Furthermore, FIG. 5 illustrates a mechanism for controlling brightness using a VPPM modulation method, and illustrates an example in which when a digital signal of 001 is modulated using a variable-PPM technology, even the same data exhibits brightness that varies in response to a change in pulse width.
In addition, VPPM technology subdivides each change in pulse width into smaller increments, and thus can provide brightness similar to the maximum brightness that is provided by an LED light having the same specifications.
Furthermore, brightness is controlled by pulse widths along a time axis, rather than the amplitudes of pulses. Therefore, an LED light source may not be damaged and color variation in the light source may not also occur.
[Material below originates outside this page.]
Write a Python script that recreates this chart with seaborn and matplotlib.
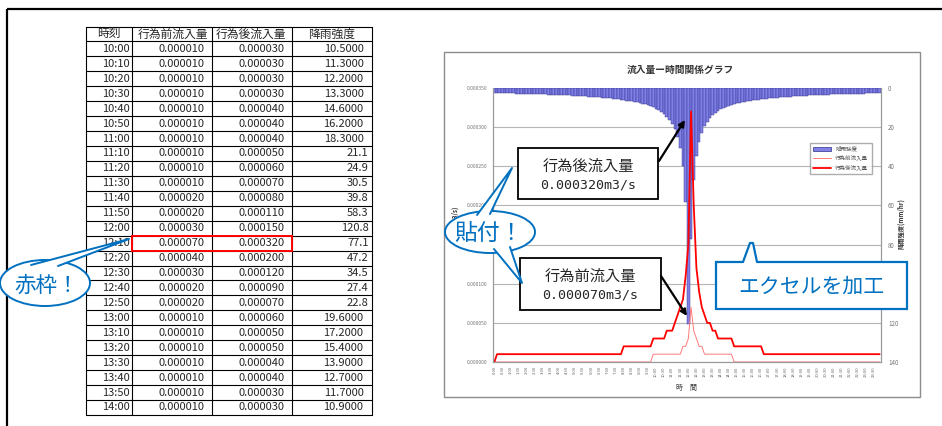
import numpy as np
import pandas as pd
import matplotlib
matplotlib.use("Agg")
import matplotlib.pyplot as plt
import seaborn as sns
from matplotlib.patches import Rectangle, Ellipse, Polygon, Patch
from matplotlib.lines import Line2D
from matplotlib.ticker import FormatStrFormatter

### Data

# table (10:00 - 14:00)
table_header = ["時刻", "行為前流入量", "行為後流入量", "降雨強度"]
table_times = ["10:00", "10:10", "10:20", "10:30", "10:40", "10:50", "11:00", "11:10",
               "11:20", "11:30", "11:40", "11:50", "12:00", "12:10", "12:20", "12:30",
               "12:40", "12:50", "13:00", "13:10", "13:20", "13:30", "13:40", "13:50", "14:00"]
table_before = ["0.000010"] * 10 + ["0.000020", "0.000020", "0.000030", "0.000070",
                "0.000040", "0.000030", "0.000020", "0.000020"] + ["0.000010"] * 7
table_after = ["0.000030", "0.000030", "0.000030", "0.000030", "0.000040", "0.000040",
               "0.000040", "0.000050", "0.000060", "0.000070", "0.000080", "0.000110",
               "0.000150", "0.000320", "0.000200", "0.000120", "0.000090", "0.000070",
               "0.000060", "0.000050", "0.000050", "0.000040", "0.000040", "0.000030",
               "0.000030"]
table_rain = ["10.5000", "11.3000", "12.2000", "13.3000", "14.6000", "16.2000", "18.3000",
              "21.1", "24.9", "30.5", "39.8", "58.3", "120.8", "77.1", "47.2", "34.5",
              "27.4", "22.8", "19.6000", "17.2000", "15.4000", "13.9000", "12.7000",
              "11.7000", "10.9000"]
highlight_row = 13  # 12:10

# chart: every 10 min, 0:00 - 23:50
slot_times = ["{}:{:02d}".format(h, m) for h in range(24) for m in range(0, 60, 10)]

rain = [
    2.6, 2.6, 2.7, 2.7, 2.7, 2.8, 2.8, 2.8, 2.9, 2.9, 2.9, 3.0,
    3.0, 3.1, 3.1, 3.1, 3.2, 3.2, 3.3, 3.3, 3.4, 3.4, 3.5, 3.5,
    3.6, 3.6, 3.7, 3.8, 3.8, 3.9, 4.0, 4.1, 4.1, 4.2, 4.3, 4.4,
    4.5, 4.6, 4.7, 4.8, 4.9, 5.0, 5.2, 5.3, 5.5, 5.6, 5.8, 6.0,
    6.2, 6.4, 6.6, 6.8, 7.1, 7.4, 7.7, 8.0, 8.4, 8.8, 9.3, 9.9,
    10.5, 11.3, 12.2, 13.3, 14.6, 16.2, 18.3, 21.1, 24.9, 30.5, 39.8, 58.3,
    120.8, 77.1, 47.2, 34.5, 27.4, 22.8, 19.6, 17.2, 15.4, 13.9, 12.7, 11.7,
    10.9, 10.2, 9.6, 9.1, 8.6, 8.2, 7.9, 7.5, 7.2, 7.0, 6.7, 6.5,
    6.3, 6.1, 5.9, 5.7, 5.5, 5.4, 5.3, 5.1, 5.0, 4.9, 4.8, 4.6,
    4.5, 4.4, 4.4, 4.3, 4.2, 4.1, 4.0, 4.0, 3.9, 3.8, 3.7, 3.7,
    3.6, 3.6, 3.5, 3.5, 3.4, 3.3, 3.3, 3.3, 3.2, 3.2, 3.1, 3.1,
    3.0, 3.0, 3.0, 2.9, 2.9, 2.9, 2.8, 2.8, 2.8, 2.7, 2.7, 2.7,
]

# flows in 1e-6 m3/s
flow_before_u = [
    0, 0, 0, 0, 0, 0, 0, 0, 0, 0, 0, 0,
    0, 0, 0, 0, 0, 0, 0, 0, 0, 0, 0, 0,
    0, 0, 0, 0, 0, 0, 0, 0, 0, 0, 0, 0,
    0, 0, 0, 0, 0, 0, 0, 0, 0, 0, 0, 0,
    0, 0, 0, 0, 0, 0, 0, 0, 0, 0, 0, 10,
    10, 10, 10, 10, 10, 10, 10, 10, 10, 10, 20, 20,
    30, 70, 40, 30, 20, 20, 10, 10, 10, 10, 10, 10,
    10, 10, 10, 10, 10, 0, 0, 0, 0, 0, 0, 0,
    0, 0, 0, 0, 0, 0, 0, 0, 0, 0, 0, 0,
    0, 0, 0, 0, 0, 0, 0, 0, 0, 0, 0, 0,
    0, 0, 0, 0, 0, 0, 0, 0, 0, 0, 0, 0,
    0, 0, 0, 0, 0, 0, 0, 0, 0, 0, 0, 0,
]
flow_after_u = [
    0, 10, 10, 10, 10, 10, 10, 10, 10, 10, 10, 10,
    10, 10, 10, 10, 10, 10, 10, 10, 10, 10, 10, 10,
    10, 10, 10, 10, 10, 10, 10, 10, 10, 10, 10, 10,
    10, 10, 10, 10, 10, 10, 10, 10, 10, 10, 10, 10,
    20, 20, 20, 20, 20, 20, 20, 20, 20, 20, 20, 30,
    30, 30, 30, 30, 40, 40, 40, 50, 60, 70, 80, 110,
    150, 320, 200, 120, 90, 70, 60, 50, 50, 40, 40, 30,
    30, 30, 30, 30, 30, 20, 20, 20, 20, 20, 20, 20,
    20, 20, 20, 20, 10, 10, 10, 10, 10, 10, 10, 10,
    10, 10, 10, 10, 10, 10, 10, 10, 10, 10, 10, 10,
    10, 10, 10, 10, 10, 10, 10, 10, 10, 10, 10, 10,
    10, 10, 10, 10, 10, 10, 10, 10, 10, 10, 10, 10,
]

df = pd.DataFrame({
    "slot": np.arange(len(slot_times)),
    "rain": rain,
    "before": np.array(flow_before_u) * 1e-6,
    "after": np.array(flow_after_u) * 1e-6,
})

### Style

sns.set_style("white")
plt.rcParams["font.family"] = ["Noto Sans CJK JP", "DejaVu Sans"]

W, H = 942, 426
BLUE = "#0070c0"
fig = plt.figure(figsize=(W / 100, H / 100), dpi=100)

## Chart (right)

ax_rain = fig.add_axes([493 / W, 1 - 362 / H, 388 / W, 274 / H])
sns.barplot(data=df, x="slot", y="rain", ax=ax_rain, color="#8080e6", saturation=1,
            width=1.0, edgecolor="#2e2e86", linewidth=0.3)
ax_rain.set_xlabel("")
ax_rain.set_ylabel("")

ax_flow = ax_rain.twinx()
sns.lineplot(data=df, x="slot", y="before", ax=ax_flow, color="#ff7a7a", lw=0.7)
sns.lineplot(data=df, x="slot", y="after", ax=ax_flow, color="#ff0000", lw=1.3)
ax_flow.set_xlabel("")
ax_flow.set_ylabel("")

# rain on the right (inverted), flow on the left
ax_rain.set_ylim(140, 0)
ax_rain.set_yticks(range(0, 141, 20))
ax_rain.yaxis.tick_right()
ax_rain.yaxis.grid(True, color="#b4b4b4", lw=0.8)
ax_rain.set_axisbelow(True)

ax_flow.set_ylim(0, 0.00035)
ax_flow.set_yticks(np.arange(0, 0.000351, 0.00005))
ax_flow.yaxis.set_major_formatter(FormatStrFormatter("%.6f"))
ax_flow.yaxis.tick_left()

ax_rain.set_xlim(-0.5, len(slot_times) - 0.5)
ax_rain.set_xticks(range(0, len(slot_times), 3))
ax_rain.set_xticklabels(slot_times[::3], rotation=90, fontsize=3, color="#666666")
ax_rain.tick_params(axis="x", length=2, width=0.4, color="#999999", pad=1)
ax_rain.tick_params(axis="y", labelsize=4.5, labelcolor="#777777", length=0, pad=5)
ax_flow.tick_params(axis="y", labelsize=3.6, labelcolor="#777777", length=0, pad=4)

for a in (ax_rain, ax_flow):
    for side, sp in a.spines.items():
        sp.set_color("#999999")
        sp.set_linewidth(0.8)
        sp.set_visible(side != "top")

handles = [Patch(facecolor="#8080e6", edgecolor="#2e2e86", lw=0.5),
           Line2D([], [], color="#ff7a7a", lw=0.7),
           Line2D([], [], color="#ff0000", lw=1.3)]
ax_flow.legend(handles, ["降雨強度", "行為前流入量", "行為後流入量"], loc="upper left",
               bbox_to_anchor=(807 / W, 1 - 140 / H), bbox_transform=fig.transFigure,
               fontsize=4, frameon=True, fancybox=False, edgecolor="#999999",
               handlelength=3.2, handleheight=0.6, borderpad=0.6, labelspacing=0.6,
               labelcolor="#555555")

fig.text(680 / W, 1 - 70 / H, "流入量ー時間関係グラフ", ha="center", va="center",
         fontsize=7, fontweight="bold", color="#333333")
fig.text(687 / W, 1 - 388 / H, "時　間", ha="center", va="center", fontsize=5,
         color="#333333")
fig.text(455 / W, 1 - 222 / H, "流量(m3/s)", ha="center", va="center", rotation=90,
         fontsize=4.5, fontweight="bold", color="#333333")
fig.text(901 / W, 1 - 224 / H, "降雨強度(mm/hr)", ha="center", va="center", rotation=90,
         fontsize=4.5, fontweight="bold", color="#333333")

## Overlay in pixel coordinates

ov = fig.add_axes([0, 0, 1, 1])
ov.set_xlim(0, W)
ov.set_ylim(H, 0)
ov.axis("off")
ov.set_zorder(10)
ov.patch.set_alpha(0)

# page frame
ov.plot([7, 7], [9, H], color="k", lw=1.6, solid_capstyle="butt")
ov.plot([7, W], [9, 9], color="k", lw=1.6, solid_capstyle="butt")

# chart frame
ov.add_patch(Rectangle((444, 52), 476, 345, fill=False, edgecolor="#8c8c8c", lw=1))

# table
col_x = [86, 131.7, 211.7, 291.7, 371.7]
top, row_h = 26.5, 14.94
n_rows = len(table_times) + 1
bottom = top + n_rows * row_h
for i in range(n_rows + 1):
    ov.plot([col_x[0], col_x[-1]], [top + i * row_h] * 2, color="k", lw=0.8)
for x in col_x:
    ov.plot([x, x], [top, bottom], color="k", lw=0.8)

head_cx = [108.8, 173, 250.5, 332]
for cx, t in zip(head_cx, table_header):
    ov.text(cx, top + 0.5 * row_h, t, ha="center", va="center", fontsize=8.5)
for i, (t, b, a, r) in enumerate(zip(table_times, table_before, table_after, table_rain)):
    cy = top + (i + 1.5) * row_h
    ov.text(129.5, cy, t, ha="right", va="center", fontsize=8)
    ov.text(204.5, cy, b, ha="right", va="center", fontsize=8)
    ov.text(284.5, cy, a, ha="right", va="center", fontsize=8)
    ov.text(363.5 if len(r) > 5 else 368.5, cy, r, ha="right", va="center", fontsize=8)

ov.add_patch(Rectangle((col_x[1], top + (highlight_row + 1) * row_h), col_x[3] - col_x[1],
                       row_h, fill=False, edgecolor="#ff0000", lw=1.4, zorder=3))


def bubble(cx, cy, w, h, tails):
    ov.add_patch(Ellipse((cx, cy), w, h, facecolor="white", edgecolor=BLUE, lw=1.4,
                         zorder=4))
    for (b1, b2, tip) in tails:
        ov.add_patch(Polygon([b1, tip, b2], closed=True, facecolor="white",
                             edgecolor="none", zorder=4))
        ov.plot([b1[0], tip[0], b2[0]], [b1[1], tip[1], b2[1]], color=BLUE, lw=1.4,
                zorder=4)


# 赤枠！
bubble(45, 283, 90, 46, [((31, 265), (58, 266), (129, 239))])
ov.text(47, 286, "赤枠！", ha="center", va="center", fontsize=15.5, color=BLUE, zorder=5)

# 貼付！
bubble(490, 232, 90, 42, [((477, 215), (490, 214), (512, 168)),
                          ((494, 249), (510, 247), (522, 283))])
ov.text(489, 233, "貼付！", ha="center", va="center", fontsize=16.5, color=BLUE, zorder=5)

# value boxes
for (x0, y0, x1, y1), name, val, src, dst in [
        ((518, 148, 658, 199), "行為後流入量", "0.000320m3/s", (659, 161), (685, 120)),
        ((520, 258, 661, 310), "行為前流入量", "0.000070m3/s", (661, 276), (687, 316))]:
    ov.add_patch(Rectangle((x0, y0), x1 - x0, y1 - y0, facecolor="white",
                           edgecolor="k", lw=1.3))
    cx = (x0 + x1) / 2
    ov.text(cx, y0 + 18, name, ha="center", va="center", fontsize=11)
    ov.text(cx, y0 + 37, val, ha="center", va="center", fontsize=9.5,
            family="DejaVu Sans Mono")
    ov.annotate("", xy=dst, xytext=src,
                arrowprops=dict(arrowstyle="-|>", color="k", lw=1.6, mutation_scale=9,
                                shrinkA=0, shrinkB=0))

# エクセルを加工
ov.add_patch(Rectangle((716, 262), 191, 47, facecolor="white", edgecolor=BLUE, lw=1.6))
ov.add_patch(Polygon([(743, 264), (750, 243), (753, 243), (757, 264)], closed=True,
                     facecolor="white", edgecolor="none"))
ov.plot([743, 750, 753, 757], [262, 243, 243, 262], color=BLUE, lw=1.6)
ov.text(811, 287, "エクセルを加工", ha="center", va="center", fontsize=15, color=BLUE)

fig.savefig("out.png", dpi=100)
Korean Patent Application Publication No. 2010-0060900 discloses a method for enabling visible light communication without deteriorating the function of controlling the luminance of lighting in a lighting device using LEDs. However, the technology disclosed in this Korean patent application publication is defective in that errors occur due to interference between signals that are received during visible light communication.
As a result, there is a pressing need for new technology for visible light communication.